Spontaneous symmetry breaking in inflationary cosmology: on the fate of Goldstone Bosons

Daniel Boyanovsky

Published 2012-05-16, updated 2012-07-11Version 2

We argue that in an inflationary cosmology a consequence of the lack of time translational invariance is that spontaneous breaking of a continuous symmetry and Goldstone's theorem \emph{do not} imply the existence of \emph{massless} Goldstone modes. We study spontaneous symmetry breaking in an O(2) model, and implications for O(N) in de Sitter space time.

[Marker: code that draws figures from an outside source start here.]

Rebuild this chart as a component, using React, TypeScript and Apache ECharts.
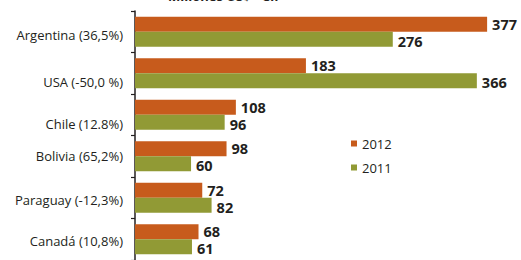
import React, { useEffect, useRef } from "react";
import * as echarts from "echarts";

const categories = [
  "Argentina (36,5%)",
  "USA (-50,0 %)",
  "Chile (12.8%)",
  "Bolivia (65,2%)",
  "Paraguay (-12,3%)",
  "Canadá (10,8%)",
];
const values2012 = [377, 183, 108, 98, 72, 68];
const values2011 = [276, 366, 96, 60, 82, 61];
const seriesNames = ["2012", "2011"];
const titleText = "Millones US$ - CIF";

const FONT = "'Open Sans', 'Noto Sans', sans-serif";
const TEXT = "#231f20";
// downward nudge of each category label, in pixels (style only)
const labelNudge = [3, 9, 9, 0, 2, 2];

export default function App() {
  const ref = useRef<HTMLDivElement>(null);
  useEffect(() => {
    document.body.style.margin = "0";
    if (!ref.current) return;
    const chart = echarts.init(ref.current, null, { renderer: "svg" });
    const valueLabel = {
      show: true,
      position: "right",
      distance: 5,
      fontFamily: FONT,
      fontSize: 14.5,
      fontWeight: "bold",
      color: TEXT,
    };
    const rich: Record<string, any> = {};
    labelNudge.forEach((n, i) => {
      rich["c" + i] = {
        fontFamily: FONT,
        fontSize: 13,
        color: TEXT,
        padding: [n * 2, 0, 0, 0],
      };
    });
    chart.setOption({
      animation: false,
      backgroundColor: "#ffffff",
      title: {
        text: titleText,
        left: 168,
        top: -11,
        padding: 0,
        textStyle: { fontFamily: FONT, fontSize: 13, fontWeight: "bold", color: TEXT },
      },
      legend: {
        orient: "vertical",
        left: 346,
        top: 132,
        itemWidth: 6,
        itemHeight: 6,
        itemGap: 11,
        icon: "rect",
        data: seriesNames,
        textStyle: { fontFamily: FONT, fontSize: 13, color: TEXT },
      },
      grid: { left: 135, top: 11, width: 373.6, height: 252, containLabel: false },
      xAxis: {
        type: "value",
        min: 0,
        max: 400,
        show: false,
      },
      yAxis: {
        type: "category",
        inverse: true,
        data: categories,
        axisLine: { show: true, lineStyle: { color: TEXT, width: 1.5 } },
        axisTick: { show: true, length: 4, lineStyle: { color: TEXT, width: 1.2 } },
        axisLabel: {
          margin: 12,
          fontFamily: FONT,
          fontSize: 13,
          color: TEXT,
          formatter: (v: string) => {
            const i = categories.indexOf(v);
            return "{c" + i + "|" + v + "}";
          },
          rich,
        },
        splitLine: { show: false },
      },
      series: [
        {
          name: seriesNames[0],
          type: "bar",
          data: values2012,
          barWidth: 15,
          barGap: "0%",
          itemStyle: { color: "#C75B1C" },
          label: valueLabel,
        },
        {
          name: seriesNames[1],
          type: "bar",
          data: values2011,
          barWidth: 15,
          barGap: "0%",
          itemStyle: { color: "#919A35" },
          label: { ...valueLabel, offset: [0, 2] },
        },
      ],
    });
    return () => chart.dispose();
  }, []);
  return <div ref={ref} style={{ width: 521, height: 260 }} />;
}
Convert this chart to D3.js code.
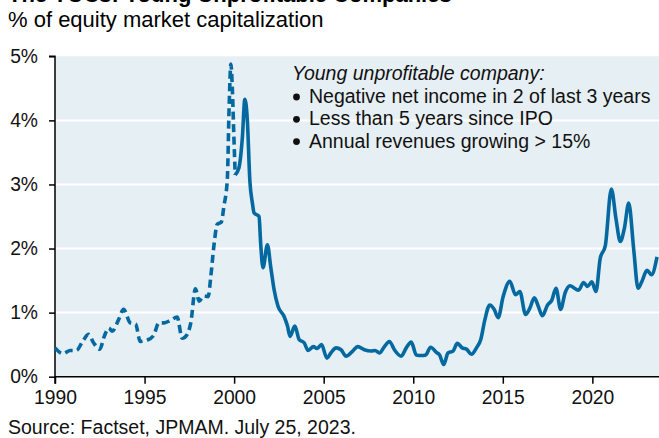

The Goldstone mode acquires a radiatively generated mass as a consequence of infrared divergences, and the continuous symmetry is spontaneously broken for any finite $N$, however there is a \emph{first order phase transition} as a function of the Hawking temperature $T_H=H/2\pi$. For O(2) the symmetry is spontaneously broken for $T_H < T_c= \lambda^{1/4} v/2.419$ where $\lambda$ is the quartic coupling and $v$ is the tree level vacuum expectation value and the Goldstone mode acquires a radiatively generated mass $\mathcal{M}^2_\pi \propto \lambda^{1/4} H$. The first order nature of the transition is a consequence of the strong infrared behavior of minimally coupled scalar fields in de Sitter space time, the jump in the order parameter at $T_H=T_c$ is $\sigma_{0c} \simeq 0.61\, {H}/{\lambda^{1/4}}$. In the strict $N\rightarrow \infty$ the symmetry cannot be spontaneously broken. Furthermore, the lack of kinematic thresholds imply that the Goldstone modes \emph{decay} into Goldstone and Higgs modes by emission and absorption of superhorizon quanta.